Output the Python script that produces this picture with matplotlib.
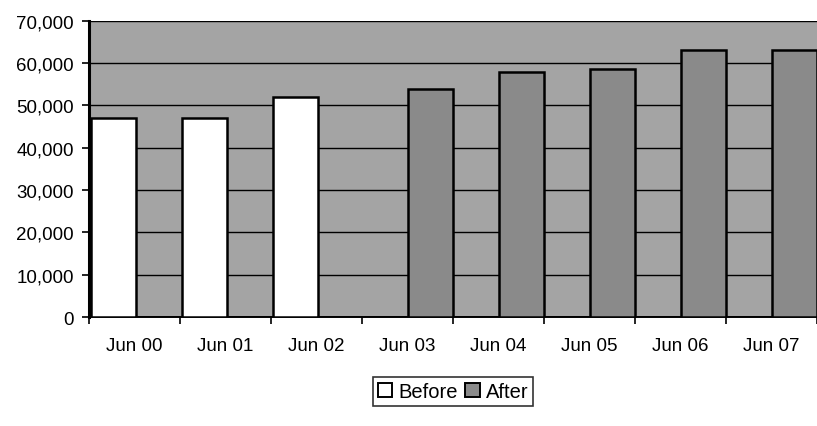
import matplotlib as mpl
mpl.use('Agg')
import matplotlib.pyplot as plt
from matplotlib.patches import Patch
import numpy as np

months = ['Jun 00', 'Jun 01', 'Jun 02', 'Jun 03', 'Jun 04', 'Jun 05', 'Jun 06', 'Jun 07']
before = [47000, 47000, 52000, 0, 0, 0, 0, 0]
after = [0, 0, 0, 54000, 58000, 58500, 63000, 63000]
yticks = [0, 10000, 20000, 30000, 40000, 50000, 60000, 70000]

plt.rcParams['font.family'] = ['Liberation Sans', 'DejaVu Sans']

fig = plt.figure(figsize=(8.17, 4.27), dpi=100)
ax = fig.add_axes([0.109, 0.255, 0.891, 0.694])
ax.set_facecolor('#a4a4a4')

x = np.arange(len(months))
ax.bar(x - 0.23, before, width=0.49, color='white', edgecolor='black', linewidth=1.8, zorder=3)
ax.bar(x + 0.255, after, width=0.49, color='#8a8a8a', edgecolor='black', linewidth=1.8, zorder=3)

ax.set_xlim(-0.5, len(months) - 0.5)
ax.set_ylim(0, 70000)
ax.set_yticks(yticks)
ax.set_yticklabels(['{:,}'.format(v) for v in yticks], fontsize=13.5)
ax.yaxis.grid(True, color='black', linewidth=1.0, zorder=1)
ax.set_axisbelow(True)

# category labels centred, tick marks on category boundaries
ax.set_xticks(x)
ax.set_xticklabels(months, fontsize=13.5)
ax.tick_params(axis='x', which='major', length=0, pad=14)
ax.set_xticks(np.arange(-0.5, len(months), 1), minor=True)
ax.tick_params(axis='x', which='minor', length=5, width=1.2, color='black', direction='out')
ax.tick_params(axis='y', length=5, width=1.2, direction='out', pad=6)

for side in ['top', 'right']:
    ax.spines[side].set_visible(False)
ax.spines['left'].set_linewidth(2.2)
ax.spines['bottom'].set_linewidth(1.4)

handles = [Patch(facecolor='white', edgecolor='black', linewidth=1.4),
           Patch(facecolor='#8a8a8a', edgecolor='black', linewidth=1.4)]
leg = fig.legend(handles, ['Before', 'After'], loc='center', bbox_to_anchor=(0.5545, 0.081),
                 ncol=2, fontsize=14.5, frameon=True, fancybox=False, edgecolor='black',
                 handlelength=0.7, handleheight=0.7, handletextpad=0.3, columnspacing=0.4,
                 borderpad=0.25, borderaxespad=0.2)
leg.get_frame().set_linewidth(1.2)

fig.savefig('out.png', dpi=100)
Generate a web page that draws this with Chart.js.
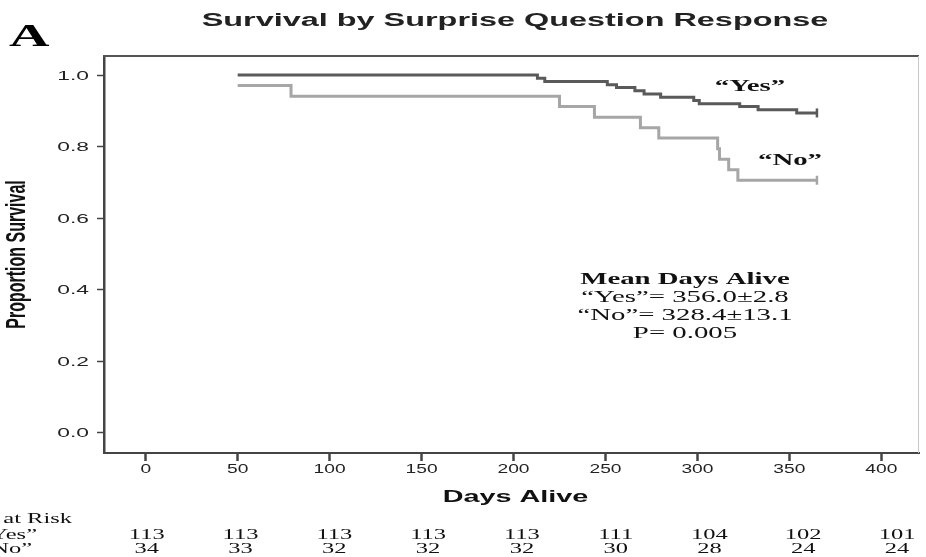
<!DOCTYPE html>
<html lang="en">
<head>
<meta charset="utf-8">
<title>Survival by Surprise Question Response</title>
<script src="https://cdn.jsdelivr.net/npm/chart.js@4.4.1/dist/chart.umd.min.js"></script>
<style>
  html, body { margin: 0; padding: 0; background: #fff; }
  #wrap { width: 926px; height: 557px; }
</style>
</head>
<body>
<div id="wrap"><canvas id="survivalChart" width="926" height="557"></canvas></div>
<script>
// Kaplan-Meier steps (day, proportion surviving)
const yesDays = [50, 213, 217, 251, 256, 266, 271, 280, 298, 301, 323, 333, 354, 365];
const yesSurvival = [1.0, 0.991, 0.982, 0.973, 0.965, 0.956, 0.947, 0.938, 0.929, 0.920, 0.912, 0.903, 0.894, 0.894];
const noDays = [50, 79, 225, 244, 269, 279, 311, 312, 317, 322, 365];
const noSurvival = [0.971, 0.941, 0.912, 0.882, 0.853, 0.824, 0.794, 0.765, 0.735, 0.706, 0.706];
const censorDay = 365;

const xTicks = [0, 50, 100, 150, 200, 250, 300, 350, 400];
const yTicks = [0.0, 0.2, 0.4, 0.6, 0.8, 1.0];

// Number at risk table under the plot
const riskDays = [0, 50, 100, 150, 200, 250, 300, 350, 400];
const riskYes = [113, 113, 113, 113, 113, 111, 104, 102, 101];
const riskNo = [34, 33, 32, 32, 32, 30, 28, 24, 24];

const statsTitle = 'Mean Days Alive';
const statsLines = ['\u201CYes\u201D= 356.0\u00B12.8', '\u201CNo\u201D= 328.4\u00B113.1', 'P= 0.005'];

const YES_COLOR = '#5a5a5a';
const NO_COLOR = '#a6a6a6';
const SANS = '"Liberation Sans", Arial, sans-serif';
const SERIF = '"Liberation Serif", "Times New Roman", serif';
const SX = 1.8; // the source figure is stretched sideways, text too

function stretchText(ctx, str, x, y, font, align, sx = SX, color = '#111') {
    ctx.save();
    ctx.font = font;
    ctx.fillStyle = color;
    ctx.textAlign = 'left';
    ctx.textBaseline = 'alphabetic';
    const w = ctx.measureText(str).width * sx;
    const left = align === 'center' ? x - w / 2 : align === 'right' ? x - w : x;
    ctx.translate(left, y);
    ctx.scale(sx, 1);
    ctx.fillText(str, 0, 0);
    ctx.restore();
}

const decorations = {
    id: 'decorations',
    beforeDraw(chart) {
        const { ctx } = chart;
        ctx.save();
        ctx.fillStyle = '#fff';
        ctx.fillRect(0, 0, chart.width, chart.height);
        ctx.restore();
    },
    afterDraw(chart) {
        const { ctx, chartArea: a, scales: { x, y } } = chart;

        // frame: top and right edges of the plot box
        ctx.save();
        ctx.strokeStyle = '#555';
        ctx.lineWidth = 2;
        ctx.beginPath(); ctx.moveTo(a.left - 1, a.top); ctx.lineTo(a.right, a.top); ctx.stroke();
        ctx.strokeStyle = '#c8c8c8';
        ctx.lineWidth = 1;
        ctx.beginPath(); ctx.moveTo(a.right - 0.5, a.top); ctx.lineTo(a.right - 0.5, a.bottom); ctx.stroke();
        ctx.restore();

        // tick labels
        yTicks.forEach(v => stretchText(ctx, v.toFixed(1), a.left - 15, y.getPixelForValue(v) + 4.5, '12px ' + SANS, 'right', 1.9, '#222'));
        xTicks.forEach(v => stretchText(ctx, String(v), x.getPixelForValue(v), a.bottom + 20, '12px ' + SANS, 'center', 1.6, '#222'));

        // axis titles
        stretchText(ctx, 'Days Alive', (a.left + a.right) / 2 + 4, 502, 'bold 16px ' + SANS, 'center');
        ctx.save();
        ctx.translate(17, (a.top + a.bottom) / 2);
        ctx.scale(1.75, 1);
        ctx.rotate(-Math.PI / 2);
        ctx.font = 'bold 16px ' + SANS;
        ctx.fillStyle = '#111';
        ctx.textAlign = 'center';
        ctx.textBaseline = 'middle';
        ctx.fillText('Proportion Survival', 0, 0);
        ctx.restore();

        // title and panel letter
        stretchText(ctx, 'Survival by Surprise Question Response', 515, 26, 'bold 18px ' + SANS, 'center', SX, '#222');
        stretchText(ctx, 'A', 9, 46, 'bold 32px ' + SERIF, 'left', 1.75, '#000');

        // curve labels
        stretchText(ctx, '\u201CYes\u201D', 750, 91, 'bold 16px ' + SERIF, 'center');
        stretchText(ctx, '\u201CNo\u201D', 790, 165, 'bold 16px ' + SERIF, 'center');

        // mean days alive box
        stretchText(ctx, statsTitle, 685, 284, 'bold 16px ' + SERIF, 'center');
        statsLines.forEach((s, i) => stretchText(ctx, s, 685, 302 + i * 18, '16px ' + SERIF, 'center'));

        // number at risk
        const riskFont = '14px ' + SERIF;
        stretchText(ctx, 'Number at Risk', 72, 523, riskFont, 'right', 1.75);
        stretchText(ctx, '\u201CYes\u201D', 37, 539, riskFont, 'right', 1.75);
        stretchText(ctx, '\u201CNo\u201D', 32, 553, riskFont, 'right', 1.75);
        riskDays.forEach((d, i) => {
            const px = x.getPixelForValue(d * 1.02) + 1;
            stretchText(ctx, String(riskYes[i]), px, 539, riskFont, 'center', 1.75);
            stretchText(ctx, String(riskNo[i]), px, 553, riskFont, 'center', 1.75);
        });
    }
};

const toPoints = (days, vals) => days.map((d, i) => ({ x: d, y: vals[i] }));

new Chart(document.getElementById('survivalChart'), {
    type: 'line',
    data: {
        datasets: [
            {
                label: '\u201CYes\u201D',
                data: toPoints(yesDays, yesSurvival),
                borderColor: YES_COLOR,
                borderWidth: 3,
                stepped: 'before',
                pointRadius: 0,
                fill: false
            },
            {
                label: '\u201CNo\u201D',
                data: toPoints(noDays, noSurvival),
                borderColor: NO_COLOR,
                borderWidth: 3,
                stepped: 'before',
                pointRadius: 0,
                fill: false
            },
            {
                type: 'scatter',
                label: 'censored',
                data: [
                    { x: censorDay, y: yesSurvival[yesSurvival.length - 1] },
                    { x: censorDay, y: noSurvival[noSurvival.length - 1] }
                ],
                pointStyle: 'line',
                pointRotation: 90,
                pointRadius: 4.5,
                pointBorderWidth: 2.5,
                pointBorderColor: [YES_COLOR, NO_COLOR]
            }
        ]
    },
    options: {
        responsive: false,
        animation: false,
        devicePixelRatio: 1,
        layout: { padding: { left: 97, top: 56, right: 2, bottom: 96 } },
        plugins: { legend: { display: false }, tooltip: { enabled: false } },
        scales: {
            x: {
                type: 'linear',
                min: -22.7,
                max: 420.5,
                afterBuildTicks: s => { s.ticks = xTicks.map(v => ({ value: v })); },
                afterFit: s => { s.height = 8; },
                ticks: { display: false },
                grid: { drawOnChartArea: false, drawTicks: true, tickLength: 8, tickWidth: 2.5, tickColor: '#444' },
                border: { color: '#444', width: 2 }
            },
            y: {
                type: 'linear',
                min: -0.0559,
                max: 1.0531,
                afterBuildTicks: s => { s.ticks = yTicks.map(v => ({ value: v })); },
                afterFit: s => { s.width = 7; },
                ticks: { display: false },
                grid: { drawOnChartArea: false, drawTicks: true, tickLength: 7, tickWidth: 1.5, tickColor: '#444' },
                border: { color: '#444', width: 2.5 }
            }
        }
    },
    plugins: [decorations]
});
</script>
</body>
</html>
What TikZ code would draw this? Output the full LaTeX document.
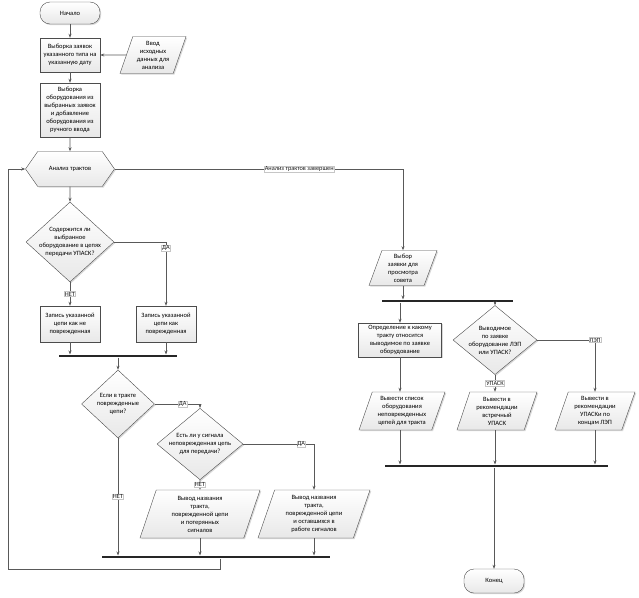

....

_What this task involves_
Copy nothing past the line containing "plt.rcParams['font.family'] = ['Liberation": reproduce every line from the start of the records up to it, skipping pictures.

_Task answer_
Output the Python script that produces this picture with matplotlib.
import matplotlib as mpl
mpl.use('Agg')
import matplotlib.pyplot as plt
from matplotlib.patches import Patch
import numpy as np

months = ['Jun 00', 'Jun 01', 'Jun 02', 'Jun 03', 'Jun 04', 'Jun 05', 'Jun 06', 'Jun 07']
before = [47000, 47000, 52000, 0, 0, 0, 0, 0]
after = [0, 0, 0, 54000, 58000, 58500, 63000, 63000]
yticks = [0, 10000, 20000, 30000, 40000, 50000, 60000, 70000]

plt.rcParams['font.family'] = ['Liberation Sans', 'DejaVu Sans']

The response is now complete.